### [What you have to do]
Copy all the data exactly, except the pictures.
★ ★ ★
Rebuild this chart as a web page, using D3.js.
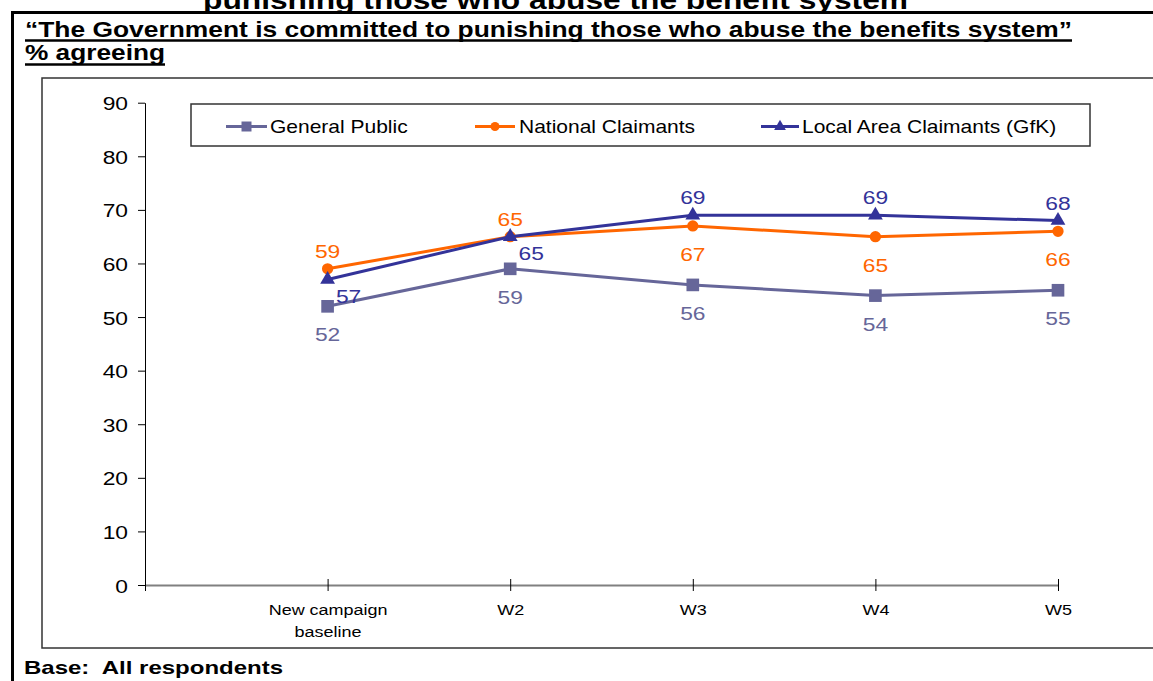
<!DOCTYPE html>
<html>
<head>
<meta charset="utf-8">
<script src="https://cdn.jsdelivr.net/npm/d3@7"></script>
<style>
  html, body { margin: 0; padding: 0; background: #fff; }
  svg { display: block; }
</style>
</head>
<body>
<svg id="chart" width="1153" height="681"></svg>
<script>
// ---- data ----
const categories = ["New campaign\nbaseline", "W2", "W3", "W4", "W5"];
const generalPublic = [52, 59, 56, 54, 55];
const nationalClaimants = [59, 65, 67, 65, 66];
const localAreaClaimants = [57, 65, 69, 69, 68];
const yTicks = [0, 10, 20, 30, 40, 50, 60, 70, 80, 90];
const seriesNames = ["General Public", "National Claimants", "Local Area Claimants (GfK)"];

// where each value label sits relative to its point
const gpLabelPlace = ["below", "below", "below", "below", "below"];
const ncLabelPlace = ["above", "above", "below", "below", "below"];
const lacLabelPlace = ["right", "right", "above", "above", "above"];

// ---- setup ----
const svg = d3.select("#chart");
const SX = 1.2;               // all text is drawn horizontally widened
const chartFont = "'Liberation Sans', Arial, sans-serif";

const series = [
  { name: seriesNames[0], values: generalPublic, color: "#666699", symbol: d3.symbolSquare, size: 160, legendSize: 100, place: gpLabelPlace },
  { name: seriesNames[1], values: nationalClaimants, color: "#FF6600", symbol: d3.symbolCircle, size: 100, legendSize: 64, place: ncLabelPlace },
  { name: seriesNames[2], values: localAreaClaimants, color: "#333399", symbol: d3.symbolTriangle, size: 95, legendSize: 60, place: lacLabelPlace }
];

// stretched text helper: anchor point (x, y) is the baseline
function wideText(parent, x, y, str, opt = {}) {
  return parent.append("text")
    .attr("transform", `translate(${x},${y}) scale(${SX},1)`)
    .attr("text-anchor", opt.anchor || "start")
    .attr("font-family", chartFont)
    .attr("font-size", opt.size || 19)
    .attr("fill", opt.color || "#000")
    .text(str);
}

// bold heading text fitted to a given width
function boldText(x, y, str, size, width) {
  return svg.append("text")
    .attr("x", x).attr("y", y)
    .attr("font-family", chartFont).attr("font-weight", "bold")
    .attr("font-size", size)
    .style("white-space", "pre")
    .attr("textLength", width).attr("lengthAdjust", "spacingAndGlyphs")
    .text(str);
}

// ---- page frame and headings ----
boldText(203, 9, "punishing those who abuse the benefit system", 26.5, 705);

svg.append("line").attr("x1", 11).attr("x2", 1153).attr("y1", 12.5).attr("y2", 12.5)
  .attr("stroke", "#000").attr("stroke-width", 3);
svg.append("line").attr("x1", 12.5).attr("x2", 12.5).attr("y1", 11).attr("y2", 681)
  .attr("stroke", "#000").attr("stroke-width", 3);

const titleLines = [
  { text: "\u201CThe Government is committed to punishing those who abuse the benefits system\u201D", y: 37, w: 1047, uy: 40.5 },
  { text: "% agreeing", y: 60, w: 140, uy: 64.5 }
];
titleLines.forEach(t => {
  boldText(25, t.y, t.text, 22, t.w);
  svg.append("line").attr("x1", 25).attr("x2", 25 + t.w).attr("y1", t.uy).attr("y2", t.uy)
    .attr("stroke", "#000").attr("stroke-width", 2.5);
});

boldText(24, 674, "Base:  All respondents", 19, 259);

// chart area box
svg.append("rect")
  .attr("x", 42).attr("y", 78).attr("width", 1200).attr("height", 570)
  .attr("fill", "none").attr("stroke", "#333").attr("stroke-width", 1.5);

// ---- scales ----
const y = d3.scaleLinear().domain([0, 90]).range([585, 102.7]);
const x = d3.scalePoint().domain(["", ...categories]).range([145, 1058]);

// ---- y axis ----
const yAxis = svg.append("g")
  .attr("transform", "translate(145,0)")
  .call(d3.axisLeft(y).tickValues(yTicks).tickSize(7).tickSizeOuter(0));
yAxis.select(".domain").attr("stroke", "#000").attr("stroke-width", 1);
yAxis.selectAll(".tick line").attr("stroke", "#000");
yAxis.selectAll(".tick text")
  .attr("x", null).attr("dy", null)
  .attr("transform", `translate(-17,7) scale(${SX},1)`)
  .attr("font-family", chartFont).attr("font-size", 19).attr("fill", "#000");

// ---- x axis ----
const xAxis = svg.append("g")
  .attr("transform", `translate(0,${y(0)})`)
  .call(d3.axisBottom(x).tickSize(6).tickSizeOuter(0).tickFormat(() => ""));
xAxis.select(".domain").attr("stroke", "#808080").attr("stroke-width", 2);
xAxis.selectAll(".tick line").attr("y1", -6).attr("y2", 6).attr("stroke", "#000");
xAxis.selectAll(".tick text").remove();
xAxis.selectAll(".tick").each(function(d) {
  if (!d) return;
  const lines = d.split("\n");
  lines.forEach((ln, i) => {
    d3.select(this).append("text")
      .attr("transform", `translate(0,${30 + i * 22}) scale(${SX},1)`)
      .attr("text-anchor", "middle")
      .attr("font-family", chartFont).attr("font-size", 15)
      .attr("fill", "#000")
      .text(ln);
  });
});

// ---- legend ----
const legend = svg.append("g");
legend.append("rect")
  .attr("x", 191).attr("y", 104).attr("width", 899).attr("height", 42)
  .attr("fill", "#fff").attr("stroke", "#333").attr("stroke-width", 1.5);
const legendItems = [
  { x0: 226, x1: 267, tx: 270 },
  { x0: 475, x1: 515, tx: 519 },
  { x0: 761, x1: 799, tx: 802 }
];
series.forEach((s, i) => {
  const it = legendItems[i];
  const ly = 126.5;
  legend.append("line").attr("x1", it.x0).attr("x2", it.x1).attr("y1", ly).attr("y2", ly)
    .attr("stroke", s.color).attr("stroke-width", 3);
  legend.append("path")
    .attr("d", d3.symbol().type(s.symbol).size(s.legendSize)())
    .attr("transform", `translate(${(it.x0 + it.x1) / 2},${ly})`)
    .attr("fill", s.color);
  wideText(legend, it.tx, ly + 6.5, s.name, { size: 17.5 });
});

// ---- series ----
const line = d3.line()
  .x((d, i) => x(categories[i]))
  .y(d => y(d));

series.forEach(s => {
  const g = svg.append("g");
  g.append("path")
    .datum(s.values)
    .attr("d", line)
    .attr("fill", "none")
    .attr("stroke", s.color)
    .attr("stroke-width", 3)
    .attr("stroke-linejoin", "round");
  g.selectAll("path.marker")
    .data(s.values)
    .join("path")
    .attr("class", "marker")
    .attr("d", d3.symbol().type(s.symbol).size(s.size)())
    .attr("transform", (d, i) => `translate(${x(categories[i])},${y(d)})`)
    .attr("fill", s.color);
});

// value labels on top of everything
series.forEach(s => {
  const g = svg.append("g");
  s.values.forEach((v, i) => {
    const px = x(categories[i]);
    const py = y(v);
    let cx = px, cy = py;
    if (s.place[i] === "above") cy = py - 18;
    else if (s.place[i] === "below") cy = py + 28;
    else if (s.place[i] === "right") { cx = px + 21; cy = py + 16; }
    wideText(g, cx, cy + 7, String(v), { anchor: "middle", size: 19, color: s.color });
  });
});
</script>
</body>
</html>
★ ★ ★
### [Response below]
Rebuild this chart as a web page, using D3.js.
<!DOCTYPE html>
<html>
<head>
<meta charset="utf-8">
<script src="https://cdn.jsdelivr.net/npm/d3@7"></script>
<style>
  html, body { margin: 0; padding: 0; background: #fff; }
  svg { display: block; }
</style>
</head>
<body>
<svg id="chart" width="1153" height="681"></svg>
<script>
// ---- data ----
const categories = ["New campaign\nbaseline", "W2", "W3", "W4", "W5"];
const generalPublic = [52, 59, 56, 54, 55];
const nationalClaimants = [59, 65, 67, 65, 66];
const localAreaClaimants = [57, 65, 69, 69, 68];
const yTicks = [0, 10, 20, 30, 40, 50, 60, 70, 80, 90];
const seriesNames = ["General Public", "National Claimants", "Local Area Claimants (GfK)"];

// where each value label sits relative to its point
const gpLabelPlace = ["below", "below", "below", "below", "below"];
const ncLabelPlace = ["above", "above", "below", "below", "below"];
const lacLabelPlace = ["right", "right", "above", "above", "above"];

// ---- setup ----
const svg = d3.select("#chart");
const SX = 1.2;               // all text is drawn horizontally widened
const chartFont = "'Liberation Sans', Arial, sans-serif";

const series = [
  { name: seriesNames[0], values: generalPublic, color: "#666699", symbol: d3.symbolSquare, size: 160, legendSize: 100, place: gpLabelPlace },
  { name: seriesNames[1], values: nationalClaimants, color: "#FF6600", symbol: d3.symbolCircle, size: 100, legendSize: 64, place: ncLabelPlace },
  { name: seriesNames[2], values: localAreaClaimants, color: "#333399", symbol: d3.symbolTriangle, size: 95, legendSize: 60, place: lacLabelPlace }
];

// stretched text helper: anchor point (x, y) is the baseline
function wideText(parent, x, y, str, opt = {}) {
  return parent.append("text")
    .attr("transform", `translate(${x},${y}) scale(${SX},1)`)
    .attr("text-anchor", opt.anchor || "start")
    .attr("font-family", chartFont)
    .attr("font-size", opt.size || 19)
    .attr("fill", opt.color || "#000")
    .text(str);
}

// bold heading text fitted to a given width
function boldText(x, y, str, size, width) {
  return svg.append("text")
    .attr("x", x).attr("y", y)
    .attr("font-family", chartFont).attr("font-weight", "bold")
    .attr("font-size", size)
    .style("white-space", "pre")
    .attr("textLength", width).attr("lengthAdjust", "spacingAndGlyphs")
    .text(str);
}

// ---- page frame and headings ----
boldText(203, 9, "punishing those who abuse the benefit system", 26.5, 705);

svg.append("line").attr("x1", 11).attr("x2", 1153).attr("y1", 12.5).attr("y2", 12.5)
  .attr("stroke", "#000").attr("stroke-width", 3);
svg.append("line").attr("x1", 12.5).attr("x2", 12.5).attr("y1", 11).attr("y2", 681)
  .attr("stroke", "#000").attr("stroke-width", 3);

const titleLines = [
  { text: "\u201CThe Government is committed to punishing those who abuse the benefits system\u201D", y: 37, w: 1047, uy: 40.5 },
  { text: "% agreeing", y: 60, w: 140, uy: 64.5 }
];
titleLines.forEach(t => {
  boldText(25, t.y, t.text, 22, t.w);
  svg.append("line").attr("x1", 25).attr("x2", 25 + t.w).attr("y1", t.uy).attr("y2", t.uy)
    .attr("stroke", "#000").attr("stroke-width", 2.5);
});

boldText(24, 674, "Base:  All respondents", 19, 259);

// chart area box
svg.append("rect")
  .attr("x", 42).attr("y", 78).attr("width", 1200).attr("height", 570)
  .attr("fill", "none").attr("stroke", "#333").attr("stroke-width", 1.5);

// ---- scales ----
const y = d3.scaleLinear().domain([0, 90]).range([585, 102.7]);
const x = d3.scalePoint().domain(["", ...categories]).range([145, 1058]);

// ---- y axis ----
const yAxis = svg.append("g")
  .attr("transform", "translate(145,0)")
  .call(d3.axisLeft(y).tickValues(yTicks).tickSize(7).tickSizeOuter(0));
yAxis.select(".domain").attr("stroke", "#000").attr("stroke-width", 1);
yAxis.selectAll(".tick line").attr("stroke", "#000");
yAxis.selectAll(".tick text")
  .attr("x", null).attr("dy", null)
  .attr("transform", `translate(-17,7) scale(${SX},1)`)
  .attr("font-family", chartFont).attr("font-size", 19).attr("fill", "#000");

// ---- x axis ----
const xAxis = svg.append("g")
  .attr("transform", `translate(0,${y(0)})`)
  .call(d3.axisBottom(x).tickSize(6).tickSizeOuter(0).tickFormat(() => ""));
xAxis.select(".domain").attr("stroke", "#808080").attr("stroke-width", 2);
xAxis.selectAll(".tick line").attr("y1", -6).attr("y2", 6).attr("stroke", "#000");
xAxis.selectAll(".tick text").remove();
xAxis.selectAll(".tick").each(function(d) {
  if (!d) return;
  const lines = d.split("\n");
  lines.forEach((ln, i) => {
    d3.select(this).append("text")
      .attr("transform", `translate(0,${30 + i * 22}) scale(${SX},1)`)
      .attr("text-anchor", "middle")
      .attr("font-family", chartFont).attr("font-size", 15)
      .attr("fill", "#000")
      .text(ln);
  });
});

// ---- legend ----
const legend = svg.append("g");
legend.append("rect")
  .attr("x", 191).attr("y", 104).attr("width", 899).attr("height", 42)
  .attr("fill", "#fff").attr("stroke", "#333").attr("stroke-width", 1.5);
const legendItems = [
  { x0: 226, x1: 267, tx: 270 },
  { x0: 475, x1: 515, tx: 519 },
  { x0: 761, x1: 799, tx: 802 }
];
series.forEach((s, i) => {
  const it = legendItems[i];
  const ly = 126.5;
  legend.append("line").attr("x1", it.x0).attr("x2", it.x1).attr("y1", ly).attr("y2", ly)
    .attr("stroke", s.color).attr("stroke-width", 3);
  legend.append("path")
    .attr("d", d3.symbol().type(s.symbol).size(s.legendSize)())
    .attr("transform", `translate(${(it.x0 + it.x1) / 2},${ly})`)
    .attr("fill", s.color);
  wideText(legend, it.tx, ly + 6.5, s.name, { size: 17.5 });
});

// ---- series ----
const line = d3.line()
  .x((d, i) => x(categories[i]))
  .y(d => y(d));

series.forEach(s => {
  const g = svg.append("g");
  g.append("path")
    .datum(s.values)
    .attr("d", line)
    .attr("fill", "none")
    .attr("stroke", s.color)
    .attr("stroke-width", 3)
    .attr("stroke-linejoin", "round");
  g.selectAll("path.marker")
    .data(s.values)
    .join("path")
    .attr("class", "marker")
    .attr("d", d3.symbol().type(s.symbol).size(s.size)())
    .attr("transform", (d, i) => `translate(${x(categories[i])},${y(d)})`)
    .attr("fill", s.color);
});

// value labels on top of everything
series.forEach(s => {
  const g = svg.append("g");
  s.values.forEach((v, i) => {
    const px = x(categories[i]);
    const py = y(v);
    let cx = px, cy = py;
    if (s.place[i] === "above") cy = py - 18;
    else if (s.place[i] === "below") cy = py + 28;
    else if (s.place[i] === "right") { cx = px + 21; cy = py + 16; }
    wideText(g, cx, cy + 7, String(v), { anchor: "middle", size: 19, color: s.color });
  });
});
</script>
</body>
</html>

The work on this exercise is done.